┌──
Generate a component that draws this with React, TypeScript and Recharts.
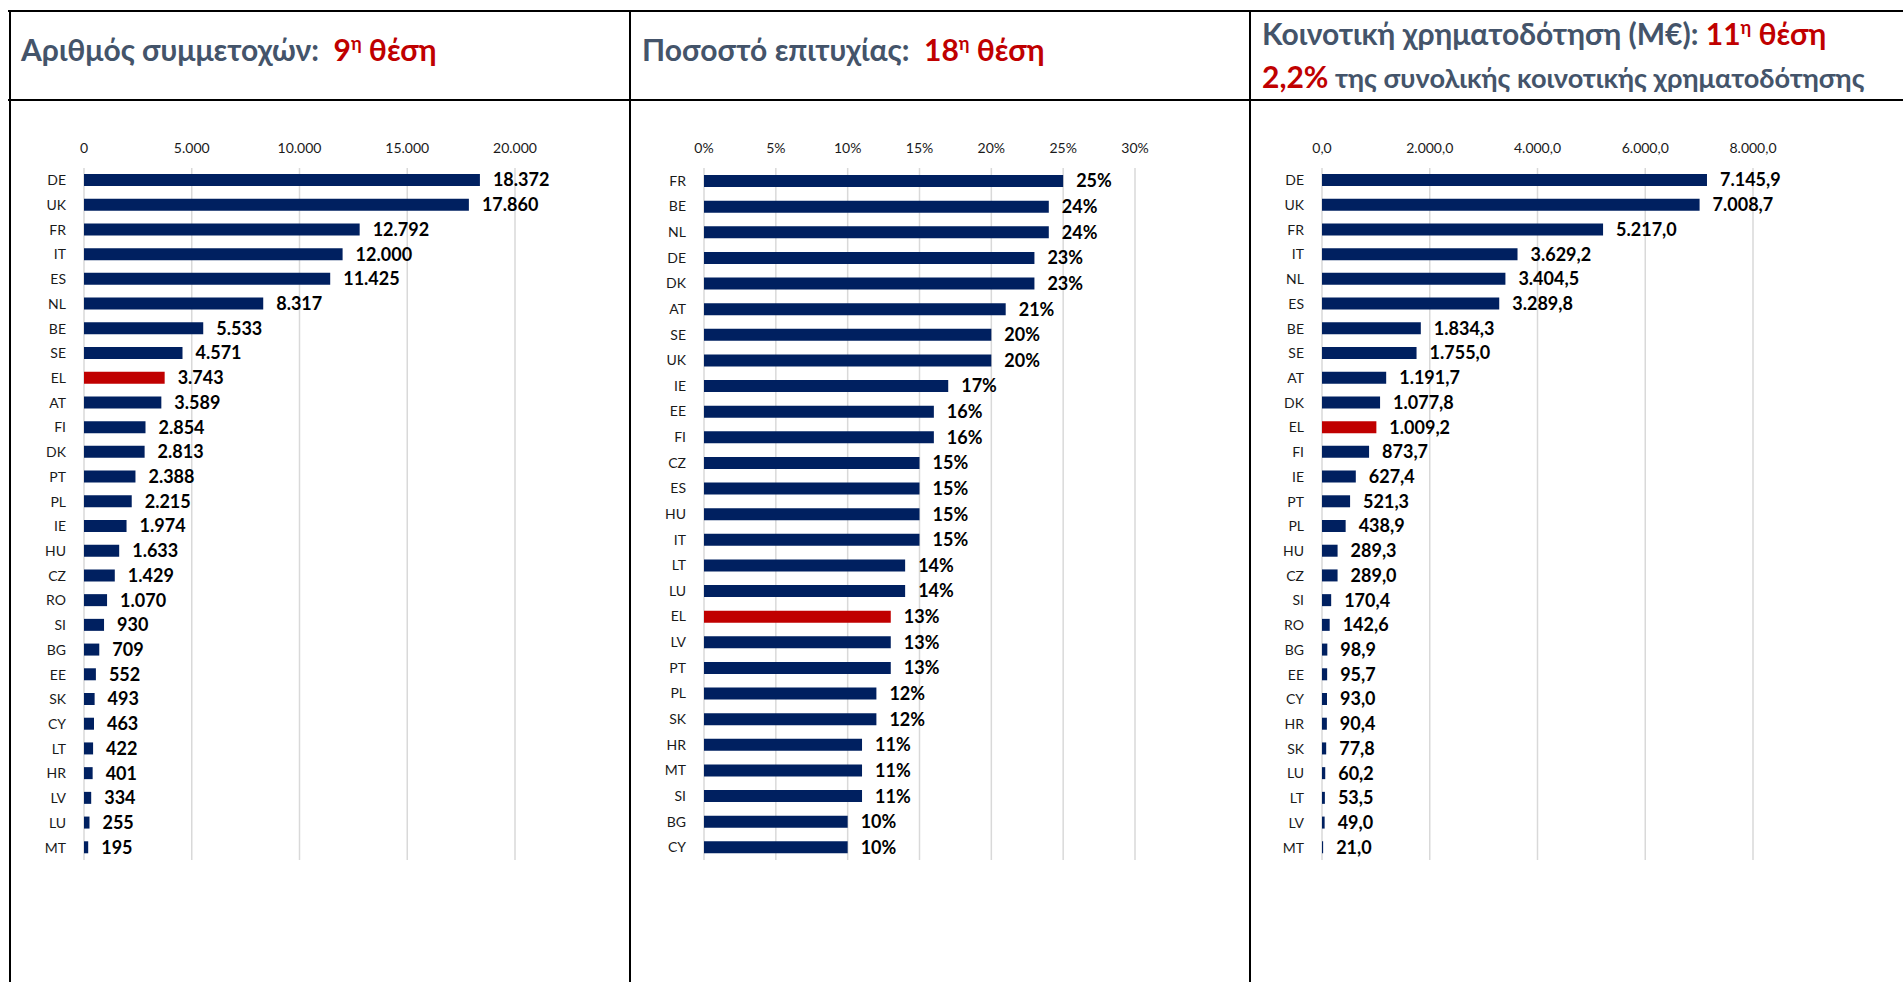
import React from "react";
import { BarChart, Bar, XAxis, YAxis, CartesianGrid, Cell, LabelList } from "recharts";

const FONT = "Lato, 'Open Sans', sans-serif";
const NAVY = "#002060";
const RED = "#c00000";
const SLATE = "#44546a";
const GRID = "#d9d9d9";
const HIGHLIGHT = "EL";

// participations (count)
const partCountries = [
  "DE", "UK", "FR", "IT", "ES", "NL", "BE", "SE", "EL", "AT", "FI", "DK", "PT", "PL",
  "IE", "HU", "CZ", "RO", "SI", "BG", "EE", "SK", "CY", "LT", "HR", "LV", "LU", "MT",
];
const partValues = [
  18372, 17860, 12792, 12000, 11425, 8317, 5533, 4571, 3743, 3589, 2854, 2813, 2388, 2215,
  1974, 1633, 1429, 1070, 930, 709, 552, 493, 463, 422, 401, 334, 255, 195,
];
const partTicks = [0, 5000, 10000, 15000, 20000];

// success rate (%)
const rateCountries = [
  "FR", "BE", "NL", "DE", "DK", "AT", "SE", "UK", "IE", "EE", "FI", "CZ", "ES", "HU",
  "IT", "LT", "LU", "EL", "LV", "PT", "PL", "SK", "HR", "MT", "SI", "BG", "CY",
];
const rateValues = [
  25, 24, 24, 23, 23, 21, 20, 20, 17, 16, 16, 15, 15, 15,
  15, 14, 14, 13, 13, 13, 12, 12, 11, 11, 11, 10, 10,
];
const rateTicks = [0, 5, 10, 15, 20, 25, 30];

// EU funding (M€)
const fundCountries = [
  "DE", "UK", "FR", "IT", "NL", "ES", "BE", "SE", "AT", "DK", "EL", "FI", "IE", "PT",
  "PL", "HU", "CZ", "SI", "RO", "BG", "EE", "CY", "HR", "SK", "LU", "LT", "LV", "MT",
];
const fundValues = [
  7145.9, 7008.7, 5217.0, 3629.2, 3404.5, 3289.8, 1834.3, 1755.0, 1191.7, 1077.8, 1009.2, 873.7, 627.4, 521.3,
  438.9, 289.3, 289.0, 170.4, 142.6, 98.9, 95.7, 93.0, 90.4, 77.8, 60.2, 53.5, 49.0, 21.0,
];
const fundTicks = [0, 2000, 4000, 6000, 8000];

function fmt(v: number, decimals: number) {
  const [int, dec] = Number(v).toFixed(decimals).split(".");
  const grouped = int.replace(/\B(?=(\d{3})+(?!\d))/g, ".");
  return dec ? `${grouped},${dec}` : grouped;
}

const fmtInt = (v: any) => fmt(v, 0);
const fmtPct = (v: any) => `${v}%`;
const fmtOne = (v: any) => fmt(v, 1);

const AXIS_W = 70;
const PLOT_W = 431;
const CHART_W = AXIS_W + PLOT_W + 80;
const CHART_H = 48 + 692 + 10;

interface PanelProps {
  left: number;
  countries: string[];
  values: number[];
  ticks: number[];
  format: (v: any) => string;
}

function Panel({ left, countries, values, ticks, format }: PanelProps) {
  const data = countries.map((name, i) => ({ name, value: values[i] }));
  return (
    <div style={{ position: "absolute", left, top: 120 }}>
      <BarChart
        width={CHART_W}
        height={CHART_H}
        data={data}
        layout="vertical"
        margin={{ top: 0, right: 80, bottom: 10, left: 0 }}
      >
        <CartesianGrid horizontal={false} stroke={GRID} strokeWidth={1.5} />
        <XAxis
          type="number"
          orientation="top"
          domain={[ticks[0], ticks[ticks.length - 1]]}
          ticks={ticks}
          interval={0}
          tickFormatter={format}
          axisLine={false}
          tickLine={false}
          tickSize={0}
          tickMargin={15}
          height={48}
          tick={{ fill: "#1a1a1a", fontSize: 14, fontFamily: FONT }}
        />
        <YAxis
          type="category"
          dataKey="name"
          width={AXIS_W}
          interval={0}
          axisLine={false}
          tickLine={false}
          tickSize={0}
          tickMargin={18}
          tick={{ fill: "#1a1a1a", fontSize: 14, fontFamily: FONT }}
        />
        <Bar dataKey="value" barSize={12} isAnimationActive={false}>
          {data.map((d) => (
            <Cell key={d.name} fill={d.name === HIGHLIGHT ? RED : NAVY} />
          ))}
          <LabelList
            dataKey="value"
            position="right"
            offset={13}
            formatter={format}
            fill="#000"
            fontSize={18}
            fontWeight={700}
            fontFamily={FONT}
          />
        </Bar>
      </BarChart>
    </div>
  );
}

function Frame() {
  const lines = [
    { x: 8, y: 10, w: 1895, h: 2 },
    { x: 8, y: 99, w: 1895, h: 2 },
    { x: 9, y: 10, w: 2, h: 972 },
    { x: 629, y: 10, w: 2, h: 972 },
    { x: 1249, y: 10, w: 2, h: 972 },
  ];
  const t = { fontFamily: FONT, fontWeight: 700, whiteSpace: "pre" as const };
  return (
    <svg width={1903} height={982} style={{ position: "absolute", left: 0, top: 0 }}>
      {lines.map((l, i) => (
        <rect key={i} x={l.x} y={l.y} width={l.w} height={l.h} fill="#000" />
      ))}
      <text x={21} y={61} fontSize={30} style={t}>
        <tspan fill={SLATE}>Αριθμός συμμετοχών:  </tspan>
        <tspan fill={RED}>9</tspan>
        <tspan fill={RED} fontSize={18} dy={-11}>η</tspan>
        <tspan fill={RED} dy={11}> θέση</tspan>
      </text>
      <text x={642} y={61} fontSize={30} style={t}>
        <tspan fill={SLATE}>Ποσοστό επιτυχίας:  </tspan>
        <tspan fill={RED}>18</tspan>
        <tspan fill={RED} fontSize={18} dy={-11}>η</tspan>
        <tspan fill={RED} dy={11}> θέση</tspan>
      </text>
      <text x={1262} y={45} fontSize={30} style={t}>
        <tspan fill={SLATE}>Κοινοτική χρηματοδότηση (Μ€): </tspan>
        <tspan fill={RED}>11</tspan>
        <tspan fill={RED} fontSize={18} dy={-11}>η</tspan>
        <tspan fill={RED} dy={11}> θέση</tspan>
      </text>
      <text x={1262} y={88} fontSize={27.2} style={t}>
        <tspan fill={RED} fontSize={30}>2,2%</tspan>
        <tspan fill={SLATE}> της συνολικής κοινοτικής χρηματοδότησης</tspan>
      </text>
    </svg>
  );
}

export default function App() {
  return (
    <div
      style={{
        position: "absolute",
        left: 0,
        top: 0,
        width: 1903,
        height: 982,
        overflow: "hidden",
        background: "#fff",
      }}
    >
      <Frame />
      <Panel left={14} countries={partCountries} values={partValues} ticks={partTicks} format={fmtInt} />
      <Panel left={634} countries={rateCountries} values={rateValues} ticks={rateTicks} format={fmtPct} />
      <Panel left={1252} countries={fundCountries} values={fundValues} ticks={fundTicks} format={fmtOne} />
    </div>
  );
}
└──
The data above needs to be retyped exactly, with the images left out.

Generate a component that draws this with React, TypeScript and Recharts.
import React from "react";
import { BarChart, Bar, XAxis, YAxis, CartesianGrid, Cell, LabelList } from "recharts";

const FONT = "Lato, 'Open Sans', sans-serif";
const NAVY = "#002060";
const RED = "#c00000";
const SLATE = "#44546a";
const GRID = "#d9d9d9";
const HIGHLIGHT = "EL";

// participations (count)
const partCountries = [
  "DE", "UK", "FR", "IT", "ES", "NL", "BE", "SE", "EL", "AT", "FI", "DK", "PT", "PL",
  "IE", "HU", "CZ", "RO", "SI", "BG", "EE", "SK", "CY", "LT", "HR", "LV", "LU", "MT",
];
const partValues = [
  18372, 17860, 12792, 12000, 11425, 8317, 5533, 4571, 3743, 3589, 2854, 2813, 2388, 2215,
  1974, 1633, 1429, 1070, 930, 709, 552, 493, 463, 422, 401, 334, 255, 195,
];
const partTicks = [0, 5000, 10000, 15000, 20000];

// success rate (%)
const rateCountries = [
  "FR", "BE", "NL", "DE", "DK", "AT", "SE", "UK", "IE", "EE", "FI", "CZ", "ES", "HU",
  "IT", "LT", "LU", "EL", "LV", "PT", "PL", "SK", "HR", "MT", "SI", "BG", "CY",
];
const rateValues = [
  25, 24, 24, 23, 23, 21, 20, 20, 17, 16, 16, 15, 15, 15,
  15, 14, 14, 13, 13, 13, 12, 12, 11, 11, 11, 10, 10,
];
const rateTicks = [0, 5, 10, 15, 20, 25, 30];

// EU funding (M€)
const fundCountries = [
  "DE", "UK", "FR", "IT", "NL", "ES", "BE", "SE", "AT", "DK", "EL", "FI", "IE", "PT",
  "PL", "HU", "CZ", "SI", "RO", "BG", "EE", "CY", "HR", "SK", "LU", "LT", "LV", "MT",
];
const fundValues = [
  7145.9, 7008.7, 5217.0, 3629.2, 3404.5, 3289.8, 1834.3, 1755.0, 1191.7, 1077.8, 1009.2, 873.7, 627.4, 521.3,
  438.9, 289.3, 289.0, 170.4, 142.6, 98.9, 95.7, 93.0, 90.4, 77.8, 60.2, 53.5, 49.0, 21.0,
];
const fundTicks = [0, 2000, 4000, 6000, 8000];

function fmt(v: number, decimals: number) {
  const [int, dec] = Number(v).toFixed(decimals).split(".");
  const grouped = int.replace(/\B(?=(\d{3})+(?!\d))/g, ".");
  return dec ? `${grouped},${dec}` : grouped;
}

const fmtInt = (v: any) => fmt(v, 0);
const fmtPct = (v: any) => `${v}%`;
const fmtOne = (v: any) => fmt(v, 1);

const AXIS_W = 70;
const PLOT_W = 431;
const CHART_W = AXIS_W + PLOT_W + 80;
const CHART_H = 48 + 692 + 10;

interface PanelProps {
  left: number;
  countries: string[];
  values: number[];
  ticks: number[];
  format: (v: any) => string;
}

function Panel({ left, countries, values, ticks, format }: PanelProps) {
  const data = countries.map((name, i) => ({ name, value: values[i] }));
  return (
    <div style={{ position: "absolute", left, top: 120 }}>
      <BarChart
        width={CHART_W}
        height={CHART_H}
        data={data}
        layout="vertical"
        margin={{ top: 0, right: 80, bottom: 10, left: 0 }}
      >
        <CartesianGrid horizontal={false} stroke={GRID} strokeWidth={1.5} />
        <XAxis
          type="number"
          orientation="top"
          domain={[ticks[0], ticks[ticks.length - 1]]}
          ticks={ticks}
          interval={0}
          tickFormatter={format}
          axisLine={false}
          tickLine={false}
          tickSize={0}
          tickMargin={15}
          height={48}
          tick={{ fill: "#1a1a1a", fontSize: 14, fontFamily: FONT }}
        />
        <YAxis
          type="category"
          dataKey="name"
          width={AXIS_W}
          interval={0}
          axisLine={false}
          tickLine={false}
          tickSize={0}
          tickMargin={18}
          tick={{ fill: "#1a1a1a", fontSize: 14, fontFamily: FONT }}
        />
        <Bar dataKey="value" barSize={12} isAnimationActive={false}>
          {data.map((d) => (
            <Cell key={d.name} fill={d.name === HIGHLIGHT ? RED : NAVY} />
          ))}
          <LabelList
            dataKey="value"
            position="right"
            offset={13}
            formatter={format}
            fill="#000"
            fontSize={18}
            fontWeight={700}
            fontFamily={FONT}
          />
        </Bar>
      </BarChart>
    </div>
  );
}

function Frame() {
  const lines = [
    { x: 8, y: 10, w: 1895, h: 2 },
    { x: 8, y: 99, w: 1895, h: 2 },
    { x: 9, y: 10, w: 2, h: 972 },
    { x: 629, y: 10, w: 2, h: 972 },
    { x: 1249, y: 10, w: 2, h: 972 },
  ];
  const t = { fontFamily: FONT, fontWeight: 700, whiteSpace: "pre" as const };
  return (
    <svg width={1903} height={982} style={{ position: "absolute", left: 0, top: 0 }}>
      {lines.map((l, i) => (
        <rect key={i} x={l.x} y={l.y} width={l.w} height={l.h} fill="#000" />
      ))}
      <text x={21} y={61} fontSize={30} style={t}>
        <tspan fill={SLATE}>Αριθμός συμμετοχών:  </tspan>
        <tspan fill={RED}>9</tspan>
        <tspan fill={RED} fontSize={18} dy={-11}>η</tspan>
        <tspan fill={RED} dy={11}> θέση</tspan>
      </text>
      <text x={642} y={61} fontSize={30} style={t}>
        <tspan fill={SLATE}>Ποσοστό επιτυχίας:  </tspan>
        <tspan fill={RED}>18</tspan>
        <tspan fill={RED} fontSize={18} dy={-11}>η</tspan>
        <tspan fill={RED} dy={11}> θέση</tspan>
      </text>
      <text x={1262} y={45} fontSize={30} style={t}>
        <tspan fill={SLATE}>Κοινοτική χρηματοδότηση (Μ€): </tspan>
        <tspan fill={RED}>11</tspan>
        <tspan fill={RED} fontSize={18} dy={-11}>η</tspan>
        <tspan fill={RED} dy={11}> θέση</tspan>
      </text>
      <text x={1262} y={88} fontSize={27.2} style={t}>
        <tspan fill={RED} fontSize={30}>2,2%</tspan>
        <tspan fill={SLATE}> της συνολικής κοινοτικής χρηματοδότησης</tspan>
      </text>
    </svg>
  );
}

export default function App() {
  return (
    <div
      style={{
        position: "absolute",
        left: 0,
        top: 0,
        width: 1903,
        height: 982,
        overflow: "hidden",
        background: "#fff",
      }}
    >
      <Frame />
      <Panel left={14} countries={partCountries} values={partValues} ticks={partTicks} format={fmtInt} />
      <Panel left={634} countries={rateCountries} values={rateValues} ticks={rateTicks} format={fmtPct} />
      <Panel left={1252} countries={fundCountries} values={fundValues} ticks={fundTicks} format={fmtOne} />
    </div>
  );
}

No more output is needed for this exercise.